Omit all images. Write out the rest of the material exactly.

- - -

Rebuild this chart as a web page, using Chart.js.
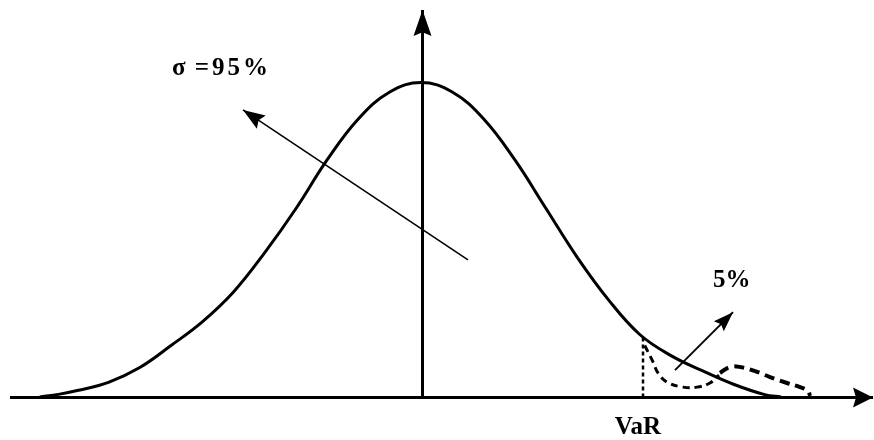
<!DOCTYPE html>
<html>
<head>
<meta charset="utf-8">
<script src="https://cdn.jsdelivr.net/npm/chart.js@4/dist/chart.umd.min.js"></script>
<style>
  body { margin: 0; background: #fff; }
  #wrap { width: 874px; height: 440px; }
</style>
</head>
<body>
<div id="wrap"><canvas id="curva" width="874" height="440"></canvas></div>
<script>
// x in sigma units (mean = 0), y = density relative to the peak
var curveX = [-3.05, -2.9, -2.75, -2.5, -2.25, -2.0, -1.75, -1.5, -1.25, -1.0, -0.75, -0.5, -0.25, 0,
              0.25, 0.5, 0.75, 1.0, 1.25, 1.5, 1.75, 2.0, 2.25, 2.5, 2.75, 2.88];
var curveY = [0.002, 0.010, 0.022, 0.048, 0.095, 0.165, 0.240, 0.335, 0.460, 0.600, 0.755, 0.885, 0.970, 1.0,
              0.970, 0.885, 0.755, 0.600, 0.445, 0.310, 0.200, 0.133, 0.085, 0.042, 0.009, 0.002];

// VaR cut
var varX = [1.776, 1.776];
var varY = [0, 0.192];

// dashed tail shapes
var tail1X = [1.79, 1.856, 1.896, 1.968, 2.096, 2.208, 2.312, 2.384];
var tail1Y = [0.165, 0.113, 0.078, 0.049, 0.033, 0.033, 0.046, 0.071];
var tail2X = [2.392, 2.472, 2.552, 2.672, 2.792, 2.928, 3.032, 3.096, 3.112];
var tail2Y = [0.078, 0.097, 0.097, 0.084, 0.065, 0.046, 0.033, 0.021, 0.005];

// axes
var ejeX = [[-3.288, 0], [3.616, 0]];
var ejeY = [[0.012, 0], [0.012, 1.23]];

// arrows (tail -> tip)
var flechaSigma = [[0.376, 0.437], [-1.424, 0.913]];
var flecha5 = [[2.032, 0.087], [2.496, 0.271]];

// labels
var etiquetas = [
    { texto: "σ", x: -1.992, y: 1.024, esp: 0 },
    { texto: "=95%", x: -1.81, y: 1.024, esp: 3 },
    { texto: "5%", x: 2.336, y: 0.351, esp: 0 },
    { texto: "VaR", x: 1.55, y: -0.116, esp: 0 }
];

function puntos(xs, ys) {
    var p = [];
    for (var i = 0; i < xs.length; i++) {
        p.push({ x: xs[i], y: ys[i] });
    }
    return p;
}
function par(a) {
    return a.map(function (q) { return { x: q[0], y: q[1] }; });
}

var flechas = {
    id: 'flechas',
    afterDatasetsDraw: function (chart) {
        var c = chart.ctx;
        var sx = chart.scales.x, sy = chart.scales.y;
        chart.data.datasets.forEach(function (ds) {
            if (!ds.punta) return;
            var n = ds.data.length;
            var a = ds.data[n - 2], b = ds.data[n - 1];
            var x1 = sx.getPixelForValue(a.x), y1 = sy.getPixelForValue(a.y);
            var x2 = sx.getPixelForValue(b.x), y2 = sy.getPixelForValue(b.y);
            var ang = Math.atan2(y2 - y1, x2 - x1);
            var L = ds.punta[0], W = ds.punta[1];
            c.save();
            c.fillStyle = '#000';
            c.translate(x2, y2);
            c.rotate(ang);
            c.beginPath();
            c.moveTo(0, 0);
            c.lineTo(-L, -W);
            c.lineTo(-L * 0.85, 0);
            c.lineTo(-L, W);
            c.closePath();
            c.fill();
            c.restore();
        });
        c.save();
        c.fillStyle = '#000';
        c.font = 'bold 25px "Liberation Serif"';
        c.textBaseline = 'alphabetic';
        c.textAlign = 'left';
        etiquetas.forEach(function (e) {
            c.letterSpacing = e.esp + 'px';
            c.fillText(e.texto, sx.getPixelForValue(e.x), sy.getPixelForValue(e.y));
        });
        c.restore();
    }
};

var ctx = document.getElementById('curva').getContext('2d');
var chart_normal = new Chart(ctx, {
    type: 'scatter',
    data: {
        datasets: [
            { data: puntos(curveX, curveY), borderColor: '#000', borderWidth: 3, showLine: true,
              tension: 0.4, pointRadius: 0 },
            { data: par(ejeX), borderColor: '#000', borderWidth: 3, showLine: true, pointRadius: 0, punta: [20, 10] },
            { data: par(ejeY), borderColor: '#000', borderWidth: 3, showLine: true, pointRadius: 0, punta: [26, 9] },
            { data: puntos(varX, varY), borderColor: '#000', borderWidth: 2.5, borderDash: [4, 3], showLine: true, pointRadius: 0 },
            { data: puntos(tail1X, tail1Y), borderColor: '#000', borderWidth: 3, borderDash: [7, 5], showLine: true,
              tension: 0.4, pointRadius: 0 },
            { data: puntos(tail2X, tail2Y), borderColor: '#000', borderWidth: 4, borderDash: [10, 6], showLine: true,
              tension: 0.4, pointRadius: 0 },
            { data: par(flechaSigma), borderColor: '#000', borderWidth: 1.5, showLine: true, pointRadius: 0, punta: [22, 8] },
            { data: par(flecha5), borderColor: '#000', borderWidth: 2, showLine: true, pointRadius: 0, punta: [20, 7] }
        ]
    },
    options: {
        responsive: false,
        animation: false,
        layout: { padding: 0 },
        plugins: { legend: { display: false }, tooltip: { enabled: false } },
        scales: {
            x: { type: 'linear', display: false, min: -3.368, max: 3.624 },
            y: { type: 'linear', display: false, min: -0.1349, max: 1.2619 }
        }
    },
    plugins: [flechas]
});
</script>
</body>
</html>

- - -

**Solved exercise**
Rebuild this chart as a web page, using Chart.js.
<!DOCTYPE html>
<html>
<head>
<meta charset="utf-8">
<script src="https://cdn.jsdelivr.net/npm/chart.js@4/dist/chart.umd.min.js"></script>
<style>
  body { margin: 0; background: #fff; }
  #wrap { width: 874px; height: 440px; }
</style>
</head>
<body>
<div id="wrap"><canvas id="curva" width="874" height="440"></canvas></div>
<script>
// x in sigma units (mean = 0), y = density relative to the peak
var curveX = [-3.05, -2.9, -2.75, -2.5, -2.25, -2.0, -1.75, -1.5, -1.25, -1.0, -0.75, -0.5, -0.25, 0,
              0.25, 0.5, 0.75, 1.0, 1.25, 1.5, 1.75, 2.0, 2.25, 2.5, 2.75, 2.88];
var curveY = [0.002, 0.010, 0.022, 0.048, 0.095, 0.165, 0.240, 0.335, 0.460, 0.600, 0.755, 0.885, 0.970, 1.0,
              0.970, 0.885, 0.755, 0.600, 0.445, 0.310, 0.200, 0.133, 0.085, 0.042, 0.009, 0.002];

// VaR cut
var varX = [1.776, 1.776];
var varY = [0, 0.192];

// dashed tail shapes
var tail1X = [1.79, 1.856, 1.896, 1.968, 2.096, 2.208, 2.312, 2.384];
var tail1Y = [0.165, 0.113, 0.078, 0.049, 0.033, 0.033, 0.046, 0.071];
var tail2X = [2.392, 2.472, 2.552, 2.672, 2.792, 2.928, 3.032, 3.096, 3.112];
var tail2Y = [0.078, 0.097, 0.097, 0.084, 0.065, 0.046, 0.033, 0.021, 0.005];

// axes
var ejeX = [[-3.288, 0], [3.616, 0]];
var ejeY = [[0.012, 0], [0.012, 1.23]];

// arrows (tail -> tip)
var flechaSigma = [[0.376, 0.437], [-1.424, 0.913]];
var flecha5 = [[2.032, 0.087], [2.496, 0.271]];

// labels
var etiquetas = [
    { texto: "σ", x: -1.992, y: 1.024, esp: 0 },
    { texto: "=95%", x: -1.81, y: 1.024, esp: 3 },
    { texto: "5%", x: 2.336, y: 0.351, esp: 0 },
    { texto: "VaR", x: 1.55, y: -0.116, esp: 0 }
];

function puntos(xs, ys) {
    var p = [];
    for (var i = 0; i < xs.length; i++) {
        p.push({ x: xs[i], y: ys[i] });
    }
    return p;
}
function par(a) {
    return a.map(function (q) { return { x: q[0], y: q[1] }; });
}

var flechas = {
    id: 'flechas',
    afterDatasetsDraw: function (chart) {
        var c = chart.ctx;
        var sx = chart.scales.x, sy = chart.scales.y;
        chart.data.datasets.forEach(function (ds) {
            if (!ds.punta) return;
            var n = ds.data.length;
            var a = ds.data[n - 2], b = ds.data[n - 1];
            var x1 = sx.getPixelForValue(a.x), y1 = sy.getPixelForValue(a.y);
            var x2 = sx.getPixelForValue(b.x), y2 = sy.getPixelForValue(b.y);
            var ang = Math.atan2(y2 - y1, x2 - x1);
            var L = ds.punta[0], W = ds.punta[1];
            c.save();
            c.fillStyle = '#000';
            c.translate(x2, y2);
            c.rotate(ang);
            c.beginPath();
            c.moveTo(0, 0);
            c.lineTo(-L, -W);
            c.lineTo(-L * 0.85, 0);
            c.lineTo(-L, W);
            c.closePath();
            c.fill();
            c.restore();
        });
        c.save();
        c.fillStyle = '#000';
        c.font = 'bold 25px "Liberation Serif"';
        c.textBaseline = 'alphabetic';
        c.textAlign = 'left';
        etiquetas.forEach(function (e) {
            c.letterSpacing = e.esp + 'px';
            c.fillText(e.texto, sx.getPixelForValue(e.x), sy.getPixelForValue(e.y));
        });
        c.restore();
    }
};

var ctx = document.getElementById('curva').getContext('2d');
var chart_normal = new Chart(ctx, {
    type: 'scatter',
    data: {
        datasets: [
            { data: puntos(curveX, curveY), borderColor: '#000', borderWidth: 3, showLine: true,
              tension: 0.4, pointRadius: 0 },
            { data: par(ejeX), borderColor: '#000', borderWidth: 3, showLine: true, pointRadius: 0, punta: [20, 10] },
            { data: par(ejeY), borderColor: '#000', borderWidth: 3, showLine: true, pointRadius: 0, punta: [26, 9] },
            { data: puntos(varX, varY), borderColor: '#000', borderWidth: 2.5, borderDash: [4, 3], showLine: true, pointRadius: 0 },
            { data: puntos(tail1X, tail1Y), borderColor: '#000', borderWidth: 3, borderDash: [7, 5], showLine: true,
              tension: 0.4, pointRadius: 0 },
            { data: puntos(tail2X, tail2Y), borderColor: '#000', borderWidth: 4, borderDash: [10, 6], showLine: true,
              tension: 0.4, pointRadius: 0 },
            { data: par(flechaSigma), borderColor: '#000', borderWidth: 1.5, showLine: true, pointRadius: 0, punta: [22, 8] },
            { data: par(flecha5), borderColor: '#000', borderWidth: 2, showLine: true, pointRadius: 0, punta: [20, 7] }
        ]
    },
    options: {
        responsive: false,
        animation: false,
        layout: { padding: 0 },
        plugins: { legend: { display: false }, tooltip: { enabled: false } },
        scales: {
            x: { type: 'linear', display: false, min: -3.368, max: 3.624 },
            y: { type: 'linear', display: false, min: -0.1349, max: 1.2619 }
        }
    },
    plugins: [flechas]
});
</script>
</body>
</html>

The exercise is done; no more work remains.